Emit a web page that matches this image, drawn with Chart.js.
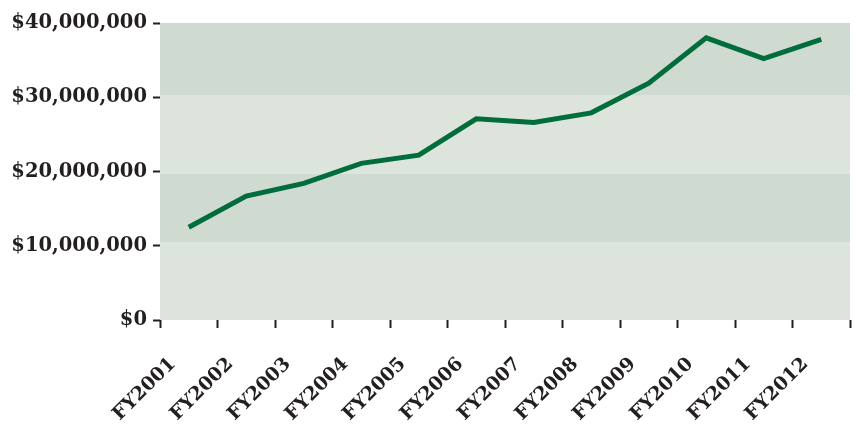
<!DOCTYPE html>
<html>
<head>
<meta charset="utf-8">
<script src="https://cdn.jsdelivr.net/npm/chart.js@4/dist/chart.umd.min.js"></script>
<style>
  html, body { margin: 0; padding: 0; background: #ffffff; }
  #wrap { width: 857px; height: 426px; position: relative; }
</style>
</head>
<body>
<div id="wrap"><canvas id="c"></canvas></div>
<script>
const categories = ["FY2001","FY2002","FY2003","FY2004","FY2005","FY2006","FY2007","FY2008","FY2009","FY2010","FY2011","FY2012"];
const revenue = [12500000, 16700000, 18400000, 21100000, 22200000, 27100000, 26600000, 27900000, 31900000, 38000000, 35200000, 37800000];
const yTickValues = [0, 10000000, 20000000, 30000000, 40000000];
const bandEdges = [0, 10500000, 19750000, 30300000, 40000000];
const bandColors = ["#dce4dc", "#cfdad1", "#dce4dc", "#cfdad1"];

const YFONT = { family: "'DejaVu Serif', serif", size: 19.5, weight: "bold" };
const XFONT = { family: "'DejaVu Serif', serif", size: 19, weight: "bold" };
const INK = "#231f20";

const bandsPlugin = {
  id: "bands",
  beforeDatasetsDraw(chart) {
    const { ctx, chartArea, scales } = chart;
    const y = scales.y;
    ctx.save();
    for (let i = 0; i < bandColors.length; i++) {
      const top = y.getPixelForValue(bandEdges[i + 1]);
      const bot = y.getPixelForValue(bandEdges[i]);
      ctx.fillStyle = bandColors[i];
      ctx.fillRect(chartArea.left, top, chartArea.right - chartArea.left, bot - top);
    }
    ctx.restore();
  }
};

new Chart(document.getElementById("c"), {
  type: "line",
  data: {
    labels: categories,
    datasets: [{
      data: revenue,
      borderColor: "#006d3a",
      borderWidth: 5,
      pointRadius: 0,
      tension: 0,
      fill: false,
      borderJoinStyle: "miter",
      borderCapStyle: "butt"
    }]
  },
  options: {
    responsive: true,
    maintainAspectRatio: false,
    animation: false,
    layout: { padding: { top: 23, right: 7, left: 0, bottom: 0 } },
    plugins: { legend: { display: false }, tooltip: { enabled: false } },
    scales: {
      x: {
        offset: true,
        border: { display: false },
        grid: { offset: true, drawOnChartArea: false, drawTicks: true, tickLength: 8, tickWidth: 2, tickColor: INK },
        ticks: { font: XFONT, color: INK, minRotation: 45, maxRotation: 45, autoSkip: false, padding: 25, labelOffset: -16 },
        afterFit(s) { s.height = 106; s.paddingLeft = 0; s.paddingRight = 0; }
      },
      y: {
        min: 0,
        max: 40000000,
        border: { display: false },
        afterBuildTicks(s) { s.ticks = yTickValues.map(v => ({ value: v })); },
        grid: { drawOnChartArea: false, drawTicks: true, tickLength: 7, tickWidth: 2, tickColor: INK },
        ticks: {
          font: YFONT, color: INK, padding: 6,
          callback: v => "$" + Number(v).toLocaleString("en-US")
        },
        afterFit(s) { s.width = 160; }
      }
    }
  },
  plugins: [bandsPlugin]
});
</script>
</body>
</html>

Problem requirements:
Copy every line of the data exactly as written, excluding the pictures.

The result:
Emit a web page that matches this image, drawn with Chart.js.
<!DOCTYPE html>
<html>
<head>
<meta charset="utf-8">
<script src="https://cdn.jsdelivr.net/npm/chart.js@4/dist/chart.umd.min.js"></script>
<style>
  html, body { margin: 0; padding: 0; background: #ffffff; }
  #wrap { width: 857px; height: 426px; position: relative; }
</style>
</head>
<body>
<div id="wrap"><canvas id="c"></canvas></div>
<script>
const categories = ["FY2001","FY2002","FY2003","FY2004","FY2005","FY2006","FY2007","FY2008","FY2009","FY2010","FY2011","FY2012"];
const revenue = [12500000, 16700000, 18400000, 21100000, 22200000, 27100000, 26600000, 27900000, 31900000, 38000000, 35200000, 37800000];
const yTickValues = [0, 10000000, 20000000, 30000000, 40000000];
const bandEdges = [0, 10500000, 19750000, 30300000, 40000000];
const bandColors = ["#dce4dc", "#cfdad1", "#dce4dc", "#cfdad1"];

const YFONT = { family: "'DejaVu Serif', serif", size: 19.5, weight: "bold" };
const XFONT = { family: "'DejaVu Serif', serif", size: 19, weight: "bold" };
const INK = "#231f20";

const bandsPlugin = {
  id: "bands",
  beforeDatasetsDraw(chart) {
    const { ctx, chartArea, scales } = chart;
    const y = scales.y;
    ctx.save();
    for (let i = 0; i < bandColors.length; i++) {
      const top = y.getPixelForValue(bandEdges[i + 1]);
      const bot = y.getPixelForValue(bandEdges[i]);
      ctx.fillStyle = bandColors[i];
      ctx.fillRect(chartArea.left, top, chartArea.right - chartArea.left, bot - top);
    }
    ctx.restore();
  }
};

new Chart(document.getElementById("c"), {
  type: "line",
  data: {
    labels: categories,
    datasets: [{
      data: revenue,
      borderColor: "#006d3a",
      borderWidth: 5,
      pointRadius: 0,
      tension: 0,
      fill: false,
      borderJoinStyle: "miter",
      borderCapStyle: "butt"
    }]
  },
  options: {
    responsive: true,
    maintainAspectRatio: false,
    animation: false,
    layout: { padding: { top: 23, right: 7, left: 0, bottom: 0 } },
    plugins: { legend: { display: false }, tooltip: { enabled: false } },
    scales: {
      x: {
        offset: true,
        border: { display: false },
        grid: { offset: true, drawOnChartArea: false, drawTicks: true, tickLength: 8, tickWidth: 2, tickColor: INK },
        ticks: { font: XFONT, color: INK, minRotation: 45, maxRotation: 45, autoSkip: false, padding: 25, labelOffset: -16 },
        afterFit(s) { s.height = 106; s.paddingLeft = 0; s.paddingRight = 0; }
      },
      y: {
        min: 0,
        max: 40000000,
        border: { display: false },
        afterBuildTicks(s) { s.ticks = yTickValues.map(v => ({ value: v })); },
        grid: { drawOnChartArea: false, drawTicks: true, tickLength: 7, tickWidth: 2, tickColor: INK },
        ticks: {
          font: YFONT, color: INK, padding: 6,
          callback: v => "$" + Number(v).toLocaleString("en-US")
        },
        afterFit(s) { s.width = 160; }
      }
    }
  },
  plugins: [bandsPlugin]
});
</script>
</body>
</html>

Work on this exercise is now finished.